Transfert d’un juge polonais sans son consentement : primauté du droit de l’Union
Saisie par une juridiction polonaise d’un litige concernant le transfert d’un juge d’une section à juge unique vers une autre, la CJUE rappelle, tout d’abord, que le principe de protection juridictionnelle effective des droits que les justiciables tirent du droit de l’Union constitue un principe général du droit de l’Union qui découle des traditions constitutionnelles communes aux États membres, qui a été consacré par la CEDH.
Selon la Cour, les mutations non consenties d’un juge vers une autre juridiction ou entre deux sections d’une même juridiction sont potentiellement de nature à porter atteinte aux principes d’inamovibilité et d’indépendance des juges.
La Cour précise que l’exigence d’indépendance des juges impose que le régime applicable aux mutations non consenties de ceux-ci présente, à l’instar des règles en matière disciplinaire, notamment les garanties nécessaires afin d’éviter tout risque que cette indépendance soit mise en péril par des interventions externes directes ou indirectes.

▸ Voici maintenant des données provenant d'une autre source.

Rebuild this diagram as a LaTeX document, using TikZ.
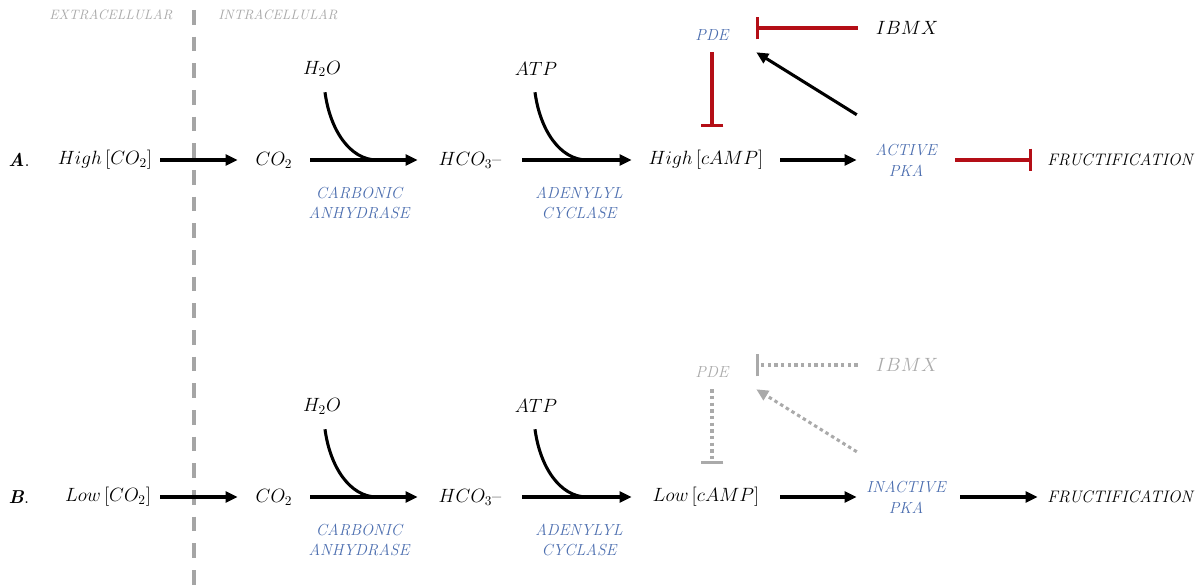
\documentclass[tikz,border=0pt]{standalone}
\usetikzlibrary{arrows.meta}
\definecolor{enzblue}{RGB}{76,110,175}
\definecolor{inhred}{RGB}{180,14,22}
\definecolor{fadegray}{RGB}{170,170,170}
\definecolor{memgray}{RGB}{165,165,165}
\tikzset{
  lbl/.style={inner sep=0pt, font=\fontsize{14}{16}\selectfont},
  enz/.style={inner sep=0pt, align=center, text=enzblue, font=\fontsize{12}{15.5}\selectfont\itshape},
  side/.style={inner sep=0pt, text=fadegray, font=\fontsize{10.2}{12}\selectfont\itshape},
  faded/.style={inner sep=0pt, text=fadegray, font=\fontsize{14}{16}\selectfont},
  arr/.style={line width=2.3pt, -{Triangle[length=9pt,width=8pt]}},
  curveline/.style={line width=2.3pt},
  inh/.style={inhred, line width=2.3pt, -{Bar[width=17pt]}},
  ginh/.style={fadegray, line width=2.3pt, dash pattern=on 2.6pt off 2.4pt, -{Bar[width=17pt]}},
  garr/.style={fadegray, line width=2.3pt, dash pattern=on 2.6pt off 2.4pt, -{Triangle[length=9pt,width=8pt]}},
  membrane/.style={memgray, line width=3pt, dash pattern=on 11pt off 9pt},
}
\begin{document}
\begin{tikzpicture}[x=0.75pt,y=-0.75pt]
\useasboundingbox (0,0) rectangle (1203,585);

% membrane
\node[side] (extra) at (111,15) {EXTRACELLULAR};
\node[side] (intra) at (278,15) {INTRACELLULAR};
\draw[membrane] (194,10) -- (194,585);

% ---------------- Row A ----------------
\node[lbl] (labA) at (19,160) {\textbf{\textit{A}}.};
\node[lbl, minimum width=82.5pt] (hico2A) at (105,160) {$High\,[CO_2]$};
\node[lbl, minimum width=54pt] (co2A) at (274,160) {$CO_2$};
\node[lbl, minimum height=34.5pt] (h2oA) at (322,69) {$H_2O$};
\node[enz] (caA) at (359,203) {CARBONIC\\ANHYDRASE};
\node[lbl, minimum width=78pt] (hco3A) at (470,160) {$HCO_3$--};
\node[lbl, minimum height=34.5pt] (atpA) at (536,69) {$ATP$};
\node[enz] (acA) at (579,203) {ADENYLYL\\CYCLASE};
\node[lbl, minimum width=111pt, minimum height=49.5pt] (campA) at (706,160) {$High\,[cAMP]$};
\node[enz, minimum width=66pt, minimum height=25.5pt] (pdeA) at (712,35) {PDE};
\node[lbl, minimum width=73.5pt] (ibmxA) at (907,28) {$IBMX$};
\node[enz, minimum width=73.5pt, minimum height=67.5pt] (pkaA) at (906,160) {ACTIVE\\PKA};
\node[lbl, minimum width=132pt, font=\fontsize{12.5}{15}\selectfont\itshape] (fruA) at (1120,160) {FRUCTIFICATION};

\coordinate (jA1) at (377,160);
\coordinate (jA2) at (587,160);

\draw[arr] (hico2A) -- (co2A);
\draw[arr] (co2A) -- (hco3A);
\draw[curveline] ([xshift=2.25pt]h2oA.south) .. controls (330,130) and (350,160) .. (jA1);
\draw[arr] (hco3A) -- (campA);
\draw[curveline] ([xshift=-0.75pt]atpA.south) .. controls (540,130) and (560,160) .. (jA2);
\draw[arr] (campA) -- (pkaA);
\draw[inh] (pkaA) -- (fruA);
\draw[inh] (pdeA.south) -- (pdeA.south |- campA.north);
\draw[inh] (ibmxA.west) -- (ibmxA.west -| pdeA.east);
\draw[arr] (pkaA.north west) -- (pdeA.south east);

% ---------------- Row B ----------------
\node[lbl] (labB) at (19,497) {\textbf{\textit{B}}.};
\node[lbl, minimum width=78pt] (loco2B) at (108,497) {$Low\,[CO_2]$};
\node[lbl, minimum width=54pt] (co2B) at (274,497) {$CO_2$};
\node[lbl, minimum height=34.5pt] (h2oB) at (322,406) {$H_2O$};
\node[enz] (caB) at (359,540) {CARBONIC\\ANHYDRASE};
\node[lbl, minimum width=78pt] (hco3B) at (470,497) {$HCO_3$--};
\node[lbl, minimum height=34.5pt] (atpB) at (536,406) {$ATP$};
\node[enz] (acB) at (579,540) {ADENYLYL\\CYCLASE};
\node[lbl, minimum width=111pt, minimum height=49.5pt] (campB) at (706,497) {$Low\,[cAMP]$};
\node[enz, text=fadegray, minimum width=66pt, minimum height=25.5pt] (pdeB) at (712,372) {PDE};
\node[faded, minimum width=73.5pt] (ibmxB) at (907,365) {$IBMX$};
\node[enz, minimum width=73.5pt, minimum height=67.5pt] (pkaB) at (906,497) {INACTIVE\\PKA};
\node[lbl, minimum width=132pt, font=\fontsize{12.5}{15}\selectfont\itshape] (fruB) at (1120,497) {FRUCTIFICATION};

\coordinate (jB1) at (377,497);
\coordinate (jB2) at (587,497);

\draw[arr] (loco2B) -- (co2B);
\draw[arr] (co2B) -- (hco3B);
\draw[curveline] ([xshift=2.25pt]h2oB.south) .. controls (330,467) and (350,497) .. (jB1);
\draw[arr] (hco3B) -- (campB);
\draw[curveline] ([xshift=-0.75pt]atpB.south) .. controls (540,467) and (560,497) .. (jB2);
\draw[arr] (campB) -- (pkaB);
\draw[arr, shorten <=3.75pt, shorten >=-4.5pt] (pkaB) -- (fruB);
\draw[ginh] (pdeB.south) -- (pdeB.south |- campB.north);
\draw[ginh] (ibmxB.west) -- (ibmxB.west -| pdeB.east);
\draw[garr] (pkaB.north west) -- (pdeB.south east);
\end{tikzpicture}
\end{document}
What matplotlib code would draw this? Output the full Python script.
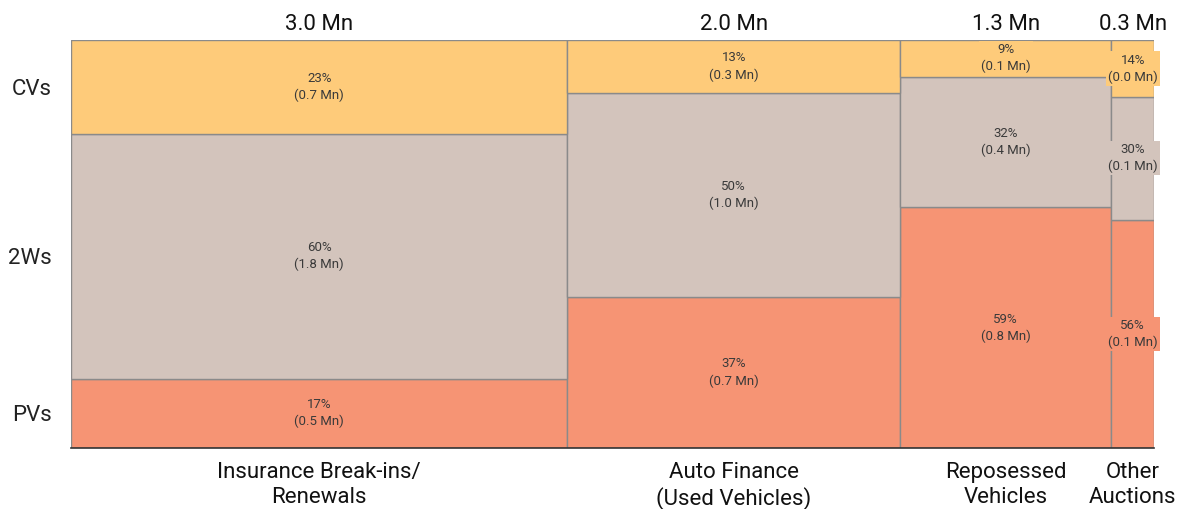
import matplotlib.pyplot as plt
import numpy as np

plt.rcParams['font.family'] = ['Roboto', 'DejaVu Sans']

# market size per use case (Mn vehicles)
categories = ['Insurance Break-ins/\nRenewals', 'Auto Finance\n(Used Vehicles)',
              'Reposessed\nVehicles', 'Other\nAuctions']
sizes = [3.03, 2.03, 1.29, 0.26]

# share of each vehicle type within a use case (%)
segments = ['PVs', '2Ws', 'CVs']
pv_pct = [17, 37, 59, 56]
tw_pct = [60, 50, 32, 30]
cv_pct = [23, 13, 9, 14]

# volume labels (Mn)
pv_mn = [0.5, 0.7, 0.8, 0.1]
tw_mn = [1.8, 1.0, 0.4, 0.1]
cv_mn = [0.7, 0.3, 0.1, 0.0]

colors = ['#f69474', '#d3c4bc', '#fecb7a']


def draw_pic():
    fig = plt.figure(figsize=(11.86, 5.09), dpi=100)
    ax = fig.add_axes([71 / 1186, 61 / 509, 1083 / 1186, 408 / 509])
    total = sum(sizes)
    lefts = np.concatenate([[0], np.cumsum(sizes)[:-1]]) / total
    widths = np.array(sizes) / total
    bottom = np.zeros(len(sizes))
    pcts = [pv_pct, tw_pct, cv_pct]
    mns = [pv_mn, tw_mn, cv_mn]
    for k in range(3):
        h = np.array(pcts[k]) / 100.0
        ax.bar(lefts, h, width=widths, bottom=bottom, align='edge',
               color=colors[k], edgecolor='#8a8a8a', linewidth=1)
        for i in range(len(sizes)):
            ax.text(lefts[i] + widths[i] / 2, bottom[i] + h[i] / 2,
                    '%d%%\n(%.1f Mn)' % (pcts[k][i], mns[k][i]),
                    ha='center', va='center', fontsize=9.5, color='#3a3a3a',
                    linespacing=1.35,
                    bbox=dict(facecolor=colors[k], edgecolor='none', pad=1.5))
        bottom = bottom + h

    for i in range(len(sizes)):
        cx = lefts[i] + widths[i] / 2
        ax.text(cx, 1.012, '%.1f Mn' % sizes[i], ha='center', va='bottom',
                fontsize=16, color='#111111')
        ax.text(cx, -0.034, categories[i], ha='center', va='top',
                fontsize=16, color='#111111', linespacing=1.25)

    # y labels centred on the first column's segments
    ycent = []
    b = 0
    for k in range(3):
        h = pcts[k][0] / 100.0
        ycent.append(b + h / 2)
        b += h
    ax.set_yticks(ycent)
    ax.set_yticklabels(segments, fontsize=16, color='#222222')
    ax.tick_params(axis='y', length=0, pad=14)
    ax.set_xticks([])
    ax.set_xlim(0, 1)
    ax.set_ylim(0, 1)
    for s in ['top', 'right', 'left']:
        ax.spines[s].set_visible(False)
    ax.spines['bottom'].set_color('#333333')
    ax.spines['bottom'].set_linewidth(1.2)
    fig.savefig('out.png', dpi=100)


if __name__ == "__main__":
    draw_pic()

L’article 19, paragraphe 1, second alinéa, du Traité de l’Union et le principe de primauté du droit de l’Union doivent être interprétés en ce sens qu’une juridiction nationale saisie d’une demande de récusation se greffant sur un recours par lequel un juge en fonction au sein d’une juridiction susceptible d’interpréter et d’appliquer le droit de l’Union conteste une décision l’ayant muté sans son consentement, doit, lorsqu’une telle conséquence est indispensable au regard de la situation procédurale en cause pour garantir la primauté du droit de l’Union, tenir pour non avenue une ordonnance par laquelle une instance, statuant en dernier degré et en formation à juge unique, a rejeté ledit recours, s’il ressort de l’ensemble des conditions et des circonstances dans lesquelles s’est déroulé le processus de nomination de ce juge unique que cette nomination est intervenue en violation manifeste de règles fondamentales faisant partie intégrante de l’établissement et du fonctionnement du système judiciaire concerné et que l’intégrité du résultat auquel a conduit ledit processus est mise en péril en semant des doutes légitimes, dans l’esprit des justiciables, quant à l’indépendance et à l’impartialité du juge concerné, de telle sorte que ladite ordonnance ne peut être considérée comme émanant d’un tribunal indépendant et impartial, préalablement établi par la loi.